The game swung midway through the second quarter when Vann Hunt recovered a Tiger fumble to set the Little Giants up at their own 26-yard line. Chase Belton found Geoffrey Wright wide open in the end zone for a 23-yard TD to put Wabash ahead 19-0.
The Little Giants took the second half kickoff and blew the game open — driving 78 yards in 11 plays and getting a Tyler Burke to Brady Young score from 36 yards out.
“Everything clicked today, we were hitting on all cylinders,” Burke said. “We came out with a passion today after losing to Witt last week and knowing most likely it was the senior’s last game. We wanted to go out with a bang and we played close to perfection today.”
The defense again was the difference maker after the Little Giants moved ahead 26-0. A quick three-and-out and the offense was back on the field. This time Chase Belton hit Jon Horn with a beautiful throw and a great catch for a 17-yard score, 33-0.
Wabash’s receivers dropped some balls at Wittenberg a week prior, but they were having none of that in the Bell game. “Definitely, the receivers responded well,” said Horn, who led Wabash with seven catches for 105 yards. “Tyler and Chase both spread the ball around. We got it done today blocking and catching the ball.”
The defense stifled the Tigers on the ensuing possession when James Pannell picked off an Engle pass after Dan Ryan Wood and Luke Zinsmaster put the heat on the Tiger quarterback. Wabash then went 72 yards in six plays, capped by a Burke to Devin Kelly score from 39 yards out, 40-0.
The score capped a 21-point third quarter that turned the game into a Monon blowout. It was the first Wabash shutout since 1967.
“I thought we got great pressure whether we were rushing four guys or bringing six or seven guys,” Raeburn said. “I thought our secondary played more aggressive and challenged their routes. I think DePauw is really good on offense, and I couldn’t be prouder of how hard our defensive players played and how well they were coached by our defensive staff.”
The lopsided statistics were telling. Wabash had 498 yards to DePauw’s 95, 292-11 rushing, and 206-84 passing. The Little Giants dominated the time of possession, 38:23-21:37 and dominated on third down. Wabash converted 11-of-17 third down chances, while DePauw could only manage two conversions in 15 third down tries.
“Everyone has been telling me all week, 'Don’t lose the Bell your senior year,'” Kolisek said. “And after all we’ve gone through with our loss to Witt, the loss at Washington and all the injuries … this victory, especially with the score, just makes everything right.”
Deonte Singfield was all over the new turf collecting nine tackles. James Pannell had five as did Blake Powell and C.J. Gum. Five more players had four tackles apiece – Kyle Najar, Jake Martin, Austin O’Neal, Austin Hodges, and Kolisek.
Wabash’s rotating quarterbacks combined for 12-of-19 passing and one interception.
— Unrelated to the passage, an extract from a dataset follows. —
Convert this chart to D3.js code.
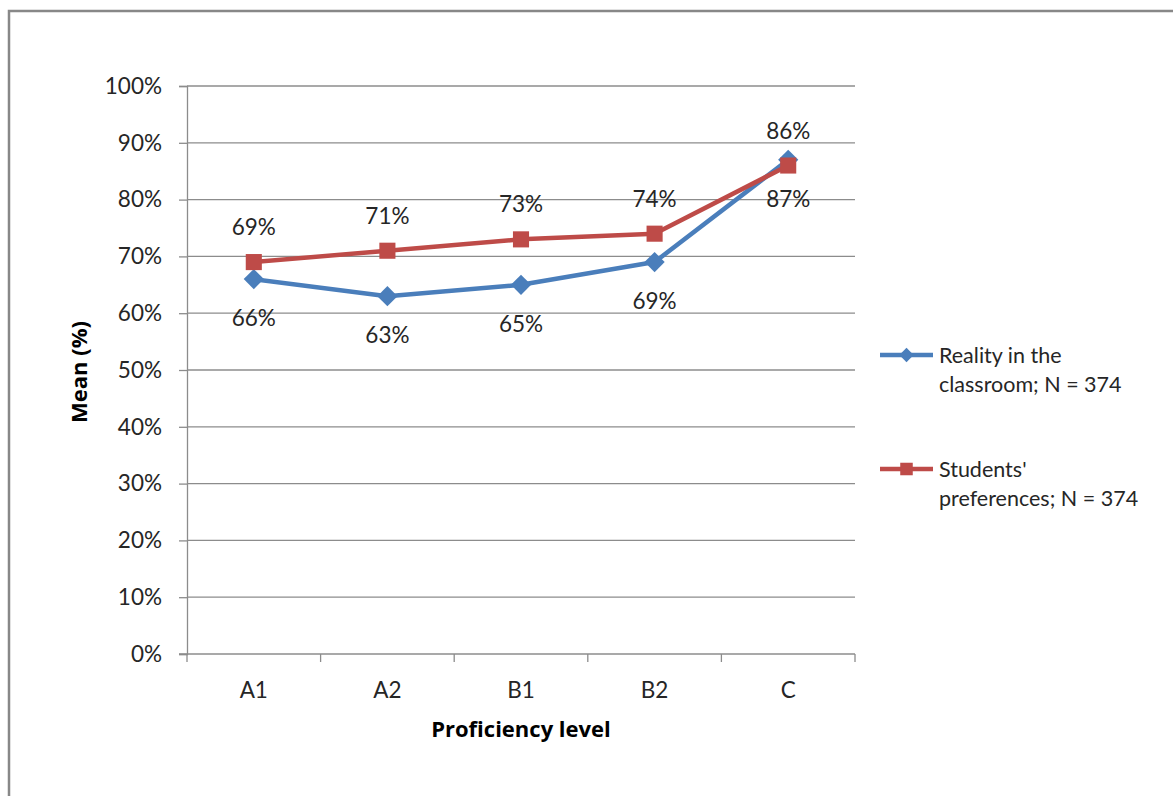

Each threw for two touchdowns. Burke was 5-of-10 and Belton was 7-of-9.
After Horn’s seven catches, no other Little Giant receiver had more than one. But Kelley, Young and Wright all caught their passes for touchdowns.
Freshman James Kraus had one reception and got his eyes full with his first home Monon Bell game. “It was really exciting, the crowd was awesome,” the North Judson graduate said. “I was a little jittery at first but this is why you come to Wabash.”
In photos: Top Right, the defense wouldn't let the Tiger offense move. Center left, Derrick Yoder ran for 164 yards. Lower right, immediately after the game the Little Giants returned the Monon Bell to the Wabash College Chapel steps.